A Democratic colleague posted her remarks online, and it’s caused a bit of stir. Setting aside issues of the Constitution, just for a moment, there is a centuries-long debate that goes back to the European Enlightenment and the dawn of liberal democracy: Can you be moral if you’re not religious?
"For many people, religion is a source of great comfort that provides clear moral orientation and a supportive community to encourage moral practice,” says Evan Selinger, an ethics philosopher at Rochester Institute of Technology in New York. “But one doesn't have to be religious to be moral. Not only has history has shown that there are many secular ways to develop a rich sense of conscientiousness, but many compelling moral theories don't justify exacting standards of rightness and wrongness by the demands of divine expectations.”
For Senator Allen and many like-minded religious conservatives, the country’s morals have been in a shambles since the 1960s, with the rise of a more permissive sexual ethos, the legalization of abortion, and the current widespread acceptance of homosexuality across the country.
At the same time, there’s been what some scholars call “the great decline” in church attendance and membership since the 1950s, including a sharp decline in the past decade, numerous surveys show.
But after her quip about debating mandatory church attendance, Allen explained the growing controversy about her comments by doubling down and invoking the simpler, and what she considers more moral and religious era of her youth in the 1950s.
"It was a different time. People prayed. People went to church. I remember on Sunday the stores were closed. You didn't go to stores because they weren't open," she said on the Senate floor.
"But the biggest thing is, religion was kicked out of our public places, out of our schools, Ten Commandments were no longer allowed in public, monuments of Ten Commandments. Things have changed," she explained.

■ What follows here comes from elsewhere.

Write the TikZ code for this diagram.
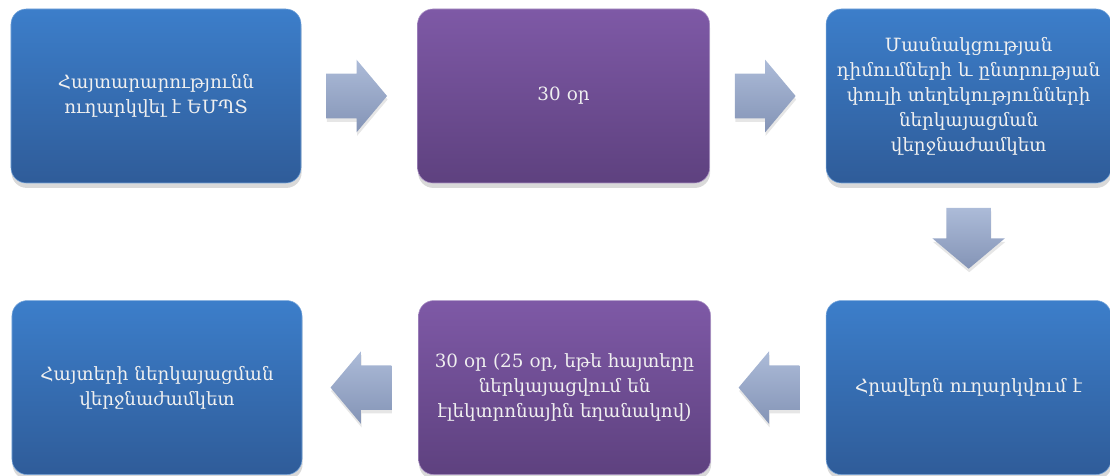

For many Americans, especially Millennials, the sexism, homophobia, and religious justifications for racism in the 1950s appear more immoral today than an individual’s consensual sexual conduct.
“It's overly-simplistic to believe that genuine moral sensitivity can be engineered,” Professor Selinger says. “People can regularly participate in religious rituals ... and still turn out to be insensitive, selfish, apathetic, and even cruel.”
And as one Arizona commentator quipped back about the “halcyon” 1950s era: “I know what you're thinking: Civil rights problems. Women's rights problems. Voting rights problems. Segregated schools,” wrote EJ Montini, a columnist with The Arizona Republic, in an imagined prayer.
By contrast, many point out, crime rates in the US today have now reached historic lows, and are continuing to fall.
And like many since the Enlightenment, many social thinkers today base morality on universally-applied rational rules or deep-seated human sentiments rooted in the empathy of the “golden rule.” That maxim of reciprocity is common to many religions, including Confucianism and Buddhism, and is found in Christ Jesus’ Sermon on the Mount. During the Enlightenment, the philosopher Immanuel Kant placed the golden rule into a rational, secular perspective. Today’s social thinkers say just being religious is neither a prerequisite to being moral, nor an assurance that a person will be moral.
“Even militant atheists like the French existentialist Jean-Paul Sartre claimed that no one can accept responsibility for free will without fundamentally being concerned about all of humanity and continually striving to avoid hypocrisy,” Selinger says.
Now, back to that Constitution.
"Even if you believe that would stem the moral decay, I think the Constitution makes it very clear that our country is founded on the pillar of separation of church and state,” said Sen. Steve Farley, the Tucson Democrat that posted Allen’s remarks.